■ YOUR GOAL:
Output the material beneath this task exactly, images excluded.

==== INFORMATION SHOWN

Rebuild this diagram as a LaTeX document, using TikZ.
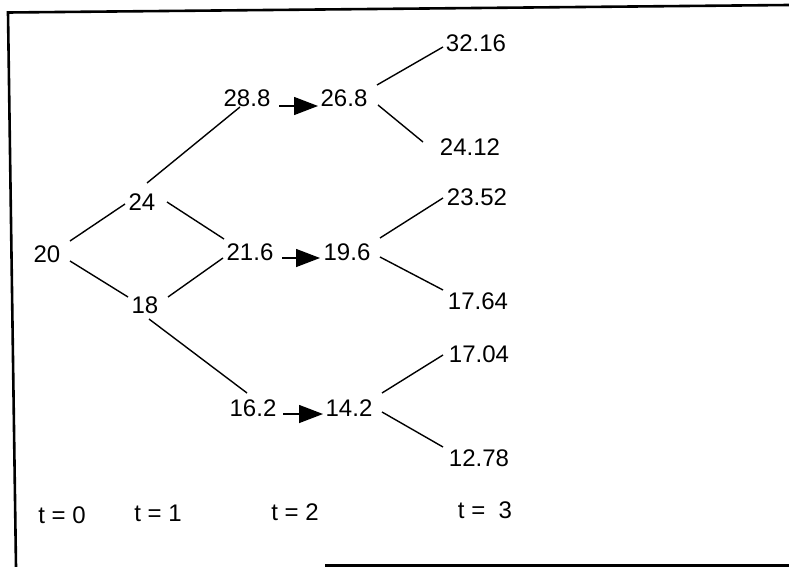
\documentclass[tikz,border=0pt]{standalone}
\usepackage{fontspec}
\setmainfont{Liberation Sans}
\usetikzlibrary{arrows.meta,calc}
\begin{document}
\begin{tikzpicture}[x=1pt,y=-1pt,
  val/.style={inner sep=0pt,text height=17.2pt,text depth=0pt,anchor=center,font=\fontsize{24}{28}\selectfont},
  link/.style={line width=1.4pt},
  steparrow/.style={line width=1.4pt,-{Triangle[length=24pt,width=18pt]}},
  frame/.style={line width=2.6pt}]
\useasboundingbox (0,0) rectangle (789,567);
% frame
\draw[frame] (789,5) -- (8,12.5) -- (16,567);
\draw[frame] (325,565.5) -- (789,565.5);
% nodes
\node[val] (a0) at (47,254) {20};
\node[val] (u1) at (142,202) {24};
\node[val] (d1) at (145,305) {18};
\node[val] (uu2) at (247,98) {28.8};
\node[val] (ud2) at (250,252) {21.6};
\node[val] (dd2) at (253,408) {16.2};
\node[val] (uuB) at (344,98) {26.8};
\node[val] (udB) at (347,252) {19.6};
\node[val] (ddB) at (349,408) {14.2};
\node[val] (l1) at (476,43) {32.16};
\node[val] (l2) at (470,147) {24.12};
\node[val] (l3) at (477,197) {23.52};
\node[val] (l4) at (478,301) {17.64};
\node[val] (l5) at (479,354) {17.04};
\node[val] (l6) at (479,458) {12.78};
\node[val] (t0) at (62,515) {t = 0};
\node[val] (t1) at (158,513) {t = 1};
\node[val] (t2) at (295,512) {t = 2};
\node[val] (t3) at (485,510) {t =\ \ 3};
% connectors
\draw[link] ($(a0)+(23,-13)$) -- ($(u1)+(-17,2)$);
\draw[link] ($(a0)+(23,7)$) -- ($(d1)+(-17,-8)$);
\draw[link] ($(u1)+(5,-19)$) -- ($(uu2)+(-7,9)$);
\draw[link] ($(u1)+(25,0)$) -- ($(ud2)+(-26,-13)$);
\draw[link] ($(d1)+(23,-8)$) -- ($(ud2)+(-27,6)$);
\draw[link] ($(d1)+(4,14)$) -- ($(dd2)+(-6,-15)$);
\draw[link] ($(uuB)+(33,-13)$) -- ($(l1)+(-33,4)$);
\draw[link] ($(uuB)+(34,7)$) -- ($(l2)+(-47,-5)$);
\draw[link] ($(udB)+(33,-14)$) -- ($(l3)+(-34,1)$);
\draw[link] ($(udB)+(33,5)$) -- ($(l4)+(-35,-11)$);
\draw[link] ($(ddB)+(33,-15)$) -- ($(l5)+(-36,1)$);
\draw[link] ($(ddB)+(33,4)$) -- ($(l6)+(-36,-11)$);
% shift arrows
\draw[steparrow] ($(uu2)+(32,8)$) -- ($(uuB)+(-26,8)$);
\draw[steparrow] ($(ud2)+(32,6)$) -- ($(udB)+(-27,6)$);
\draw[steparrow] ($(dd2)+(30,6)$) -- ($(ddB)+(-26,6)$);
\end{tikzpicture}
\end{document}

========

■ THE COMPLETED TASK:
Rebuild this diagram as a LaTeX document, using TikZ.
\documentclass[tikz,border=0pt]{standalone}
\usepackage{fontspec}
\setmainfont{Liberation Sans}
\usetikzlibrary{arrows.meta,calc}
\begin{document}
\begin{tikzpicture}[x=1pt,y=-1pt,
  val/.style={inner sep=0pt,text height=17.2pt,text depth=0pt,anchor=center,font=\fontsize{24}{28}\selectfont},
  link/.style={line width=1.4pt},
  steparrow/.style={line width=1.4pt,-{Triangle[length=24pt,width=18pt]}},
  frame/.style={line width=2.6pt}]
\useasboundingbox (0,0) rectangle (789,567);
% frame
\draw[frame] (789,5) -- (8,12.5) -- (16,567);
\draw[frame] (325,565.5) -- (789,565.5);
% nodes
\node[val] (a0) at (47,254) {20};
\node[val] (u1) at (142,202) {24};
\node[val] (d1) at (145,305) {18};
\node[val] (uu2) at (247,98) {28.8};
\node[val] (ud2) at (250,252) {21.6};
\node[val] (dd2) at (253,408) {16.2};
\node[val] (uuB) at (344,98) {26.8};
\node[val] (udB) at (347,252) {19.6};
\node[val] (ddB) at (349,408) {14.2};
\node[val] (l1) at (476,43) {32.16};
\node[val] (l2) at (470,147) {24.12};
\node[val] (l3) at (477,197) {23.52};
\node[val] (l4) at (478,301) {17.64};
\node[val] (l5) at (479,354) {17.04};
\node[val] (l6) at (479,458) {12.78};
\node[val] (t0) at (62,515) {t = 0};
\node[val] (t1) at (158,513) {t = 1};
\node[val] (t2) at (295,512) {t = 2};
\node[val] (t3) at (485,510) {t =\ \ 3};
% connectors
\draw[link] ($(a0)+(23,-13)$) -- ($(u1)+(-17,2)$);
\draw[link] ($(a0)+(23,7)$) -- ($(d1)+(-17,-8)$);
\draw[link] ($(u1)+(5,-19)$) -- ($(uu2)+(-7,9)$);
\draw[link] ($(u1)+(25,0)$) -- ($(ud2)+(-26,-13)$);
\draw[link] ($(d1)+(23,-8)$) -- ($(ud2)+(-27,6)$);
\draw[link] ($(d1)+(4,14)$) -- ($(dd2)+(-6,-15)$);
\draw[link] ($(uuB)+(33,-13)$) -- ($(l1)+(-33,4)$);
\draw[link] ($(uuB)+(34,7)$) -- ($(l2)+(-47,-5)$);
\draw[link] ($(udB)+(33,-14)$) -- ($(l3)+(-34,1)$);
\draw[link] ($(udB)+(33,5)$) -- ($(l4)+(-35,-11)$);
\draw[link] ($(ddB)+(33,-15)$) -- ($(l5)+(-36,1)$);
\draw[link] ($(ddB)+(33,4)$) -- ($(l6)+(-36,-11)$);
% shift arrows
\draw[steparrow] ($(uu2)+(32,8)$) -- ($(uuB)+(-26,8)$);
\draw[steparrow] ($(ud2)+(32,6)$) -- ($(udB)+(-27,6)$);
\draw[steparrow] ($(dd2)+(30,6)$) -- ($(ddB)+(-26,6)$);
\end{tikzpicture}
\end{document}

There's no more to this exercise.